Hi Bernie, What did you think about the subject of gun control and Ilhan Omar's remark, "some people did something" being interjected into the memorial service reading of names of those lost on 9/11? -- E. Mars
I didn't watch any of the memorial service. It brings me down to re-live that day. As for her original comment about "some people did something" ... it was beneath reprehensible. I know nothing about it being injected into the actual service.
Hi Bernie, If you don’t mind, let’s talk NFL football for a minute. We Dolphins fans have suffered through far too many QBs since Dan Marino. With that said, I’m at peace with my team tanking for Tua Tagovailoa. I’d be glad to hear your thoughts. Thanks! -- Chris B.
I'm against tanking -- not playing all out in order to get the top draft pick. But if you're a Dolphin fan, you're desperate. And desperate people believe desperate things. Good luck, Chris. I root for the New York Football Giants ... so you can wish me good luck, too.

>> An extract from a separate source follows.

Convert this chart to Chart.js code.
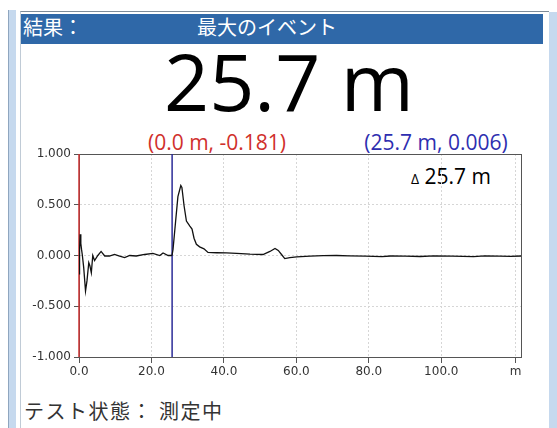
<!DOCTYPE html>
<html>
<head>
<meta charset="utf-8">
<script src="https://cdn.jsdelivr.net/npm/chart.js@4.4.1/dist/chart.umd.min.js"></script>
<style>
  body { margin: 0; width: 557px; height: 428px; overflow: hidden; background: #fff; position: relative; font-family: "Open Sans", sans-serif; }
  .abs { position: absolute; white-space: nowrap; }
  .jp { font-family: "Noto Sans CJK JP", sans-serif; }
  #stripeL { left: 8px; top: 10px; width: 7px; height: 418px; background: #c6d9ee; border-left: 1px solid #8fa6bf; }
  #stripeR { left: 549px; top: 12px; width: 8px; height: 416px; background: #c6d9ee; }
  #frame { left: 20px; top: 11px; width: 528px; height: 417px; border-top: 1px solid #7f8c99; border-left: 1px solid #c0cbd6; }
  #header { left: 21px; top: 14px; width: 522px; height: 30px; background: #2f68a8; }
  .hdr { color: #fff; font-size: 20px; line-height: 25px; top: 14px; }
  #big { left: 0; width: 578px; top: 41px; text-align: center; font-size: 79px; line-height: 80px; color: #000; }
  .cur { font-size: 21px; line-height: 20px; top: 132px; transform: translateX(-50%); }
  #delta { left: 411px; top: 166px; font-size: 21px; line-height: 20px; color: #000; }
  #delta span { font-size: 14px; }
  #status { left: 24px; top: 401px; font-size: 20px; line-height: 20px; color: #333; letter-spacing: 1.5px; }
  #chartBox { left: 0; top: 130px; width: 557px; height: 280px; }
</style>
</head>
<body>
<div class="abs" id="stripeL"></div>
<div class="abs" id="stripeR"></div>
<div class="abs" id="frame"></div>
<div class="abs" id="header"></div>
<div class="abs hdr jp" style="left:23px">結果：</div>
<div class="abs hdr jp" style="left:197px">最大のイベント</div>
<div class="abs" id="big">25.7 m</div>
<div class="abs cur" id="curA" style="left:217px;color:#d0302c"></div>
<div class="abs cur" id="curB" style="left:436px;color:#2e2eb0"></div>
<div class="abs" id="delta"></div>
<div class="abs jp" id="status">テスト状態： 測定中</div>
<div class="abs" id="chartBox"><canvas id="trace" width="557" height="280"></canvas></div>

<script>
// trace (distance in m, amplitude)
const distances = [0, 0.15, 0.33, 0.5, 0.7, 0.9, 1.3, 1.8, 2.2, 2.7, 3.0, 3.4, 3.8, 4.3, 5.2, 6.1, 7.1, 8.4, 9.8, 11.2, 12.6, 14.0, 15.8, 18.1, 20.4, 22.3, 23.2, 24.6, 25.5, 25.7,
  25.95, 26.7, 27.3, 28.1, 28.4, 29.0, 29.65, 30.6, 31.2, 31.75, 32.4, 33.3, 34.5, 35.6, 38.0, 40.7, 43.5, 47.2, 50.8,
  52.7, 54.1, 55.0, 55.9, 56.8, 58.2, 60.1, 63.8, 67.4, 71.1, 74.6, 79.0, 83.6, 86.0, 90.0, 94.2, 98.0, 103.0, 108.9, 112.0, 116.0, 119.1, 122.0];
const amplitudes = [-0.181, 0.05, 0.21, 0.12, 0.06, 0.01, -0.12, -0.35, -0.25, -0.07, -0.1, -0.17, 0.0, -0.05, 0.0, 0.04, -0.005, -0.005, 0.01, -0.005, -0.02, 0.0, -0.005, 0.01, 0.02, 0.0, 0.025, 0.0, 0.0, 0.006,
  0.06, 0.35, 0.58, 0.69, 0.67, 0.49, 0.34, 0.29, 0.26, 0.17, 0.11, 0.085, 0.066, 0.03, 0.027, 0.025, 0.02, 0.013, 0.01,
  0.04, 0.07, 0.05, 0.01, -0.03, -0.02, -0.013, -0.007, -0.002, 0.0, -0.003, -0.006, -0.012, -0.005, -0.006, -0.01, -0.004, -0.006, -0.011, -0.004, -0.006, -0.009, -0.005];

const cursorPositions = [0.0, 25.7];
const cursorValues = [-0.181, 0.006];
const cursorColors = ['#cc3333', '#2c2c98'];

const xTickValues = [0, 20, 40, 60, 80, 100, 120.5];
const xTickLabels = ['0.0', '20.0', '40.0', '60.0', '80.0', '100.0', 'm'];
const yTickValues = [-1, -0.5, 0, 0.5, 1];
const yTickLabels = ['-1.000', '-0.500', '0.000', '0.500', '1.000'];

document.getElementById('curA').textContent = `(${cursorPositions[0].toFixed(1)} m, ${cursorValues[0].toFixed(3)})`;
document.getElementById('curB').textContent = `(${cursorPositions[1].toFixed(1)} m, ${cursorValues[1].toFixed(3)})`;
document.getElementById('delta').innerHTML = `<span>Δ</span> ${(cursorPositions[1] - cursorPositions[0]).toFixed(1)} m`;

// solid dark frame round the plot area
const plotFrame = {
  id: 'plotFrame',
  beforeDatasetsDraw(chart) {
    const { ctx, chartArea: a } = chart;
    ctx.save();
    ctx.strokeStyle = '#555';
    ctx.lineWidth = 1;
    ctx.strokeRect(Math.round(a.left) + 0.5, Math.round(a.top) + 0.5, Math.round(a.right - a.left), Math.round(a.bottom - a.top));
    ctx.restore();
  }
};

const tickFont = { family: 'DejaVu Sans', size: 12 };

const cursorSets = cursorPositions.map((pos, i) => ({
  data: [{ x: pos, y: -1 }, { x: pos, y: 1 }],
  borderColor: cursorColors[i],
  borderWidth: 1.5,
  pointRadius: 0,
  clip: false,
  order: 2
}));

new Chart(document.getElementById('trace'), {
  type: 'line',
  data: {
    datasets: [{
      data: distances.map((d, i) => ({ x: d, y: amplitudes[i] })),
      borderColor: '#111',
      borderWidth: 1.3,
      pointRadius: 0,
      tension: 0,
      order: 1
    }, ...cursorSets]
  },
  options: {
    responsive: false,
    animation: false,
    layout: { padding: { top: 24, right: 36, bottom: 0, left: 0 } },
    plugins: { legend: { display: false }, tooltip: { enabled: false } },
    scales: {
      x: {
        type: 'linear', min: 0, max: 122,
        afterBuildTicks: s => { s.ticks = xTickValues.map(v => ({ value: v })); },
        afterFit: s => { s.height = 53; },
        ticks: { callback: (v, i) => xTickLabels[i], autoSkip: false, maxRotation: 0, padding: 2, color: '#333', font: tickFont },
        grid: { color: '#d6d6d6', tickColor: '#555', tickLength: 6 },
        border: { display: true, color: '#555', dash: [2, 2] }
      },
      y: {
        min: -1, max: 1,
        afterBuildTicks: s => { s.ticks = yTickValues.map(v => ({ value: v })); },
        afterFit: s => { s.width = 79; },
        ticks: { callback: (v, i) => yTickLabels[i], padding: 3, color: '#333', font: tickFont },
        grid: { color: '#d6d6d6', tickColor: '#555', tickLength: 5 },
        border: { display: true, color: '#555', dash: [2, 2] }
      }
    }
  },
  plugins: [plotFrame]
});
</script>
</body>
</html>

Sir, Prior to 2016 I consumed news from a variety of MSM sources but now I find that I have to hunt for news from proven credible entities, and MSM is almost never where I land in my search for information. It seems that Trump is the focus of every news cycle. At some point sooner or later, Mr. Trump will no longer be POTUS. How will the media become credible again? -- David E.
Very good question, David. The MSM have squandered their credibility and they won't easily get it back, if they ever get it back at all. It's one thing to be critical of President Trump. That's fine. But too many journalists are on a crusade against him. And regular folks see it and don't like it. Even liberal Democrats know the media is more biased than ever.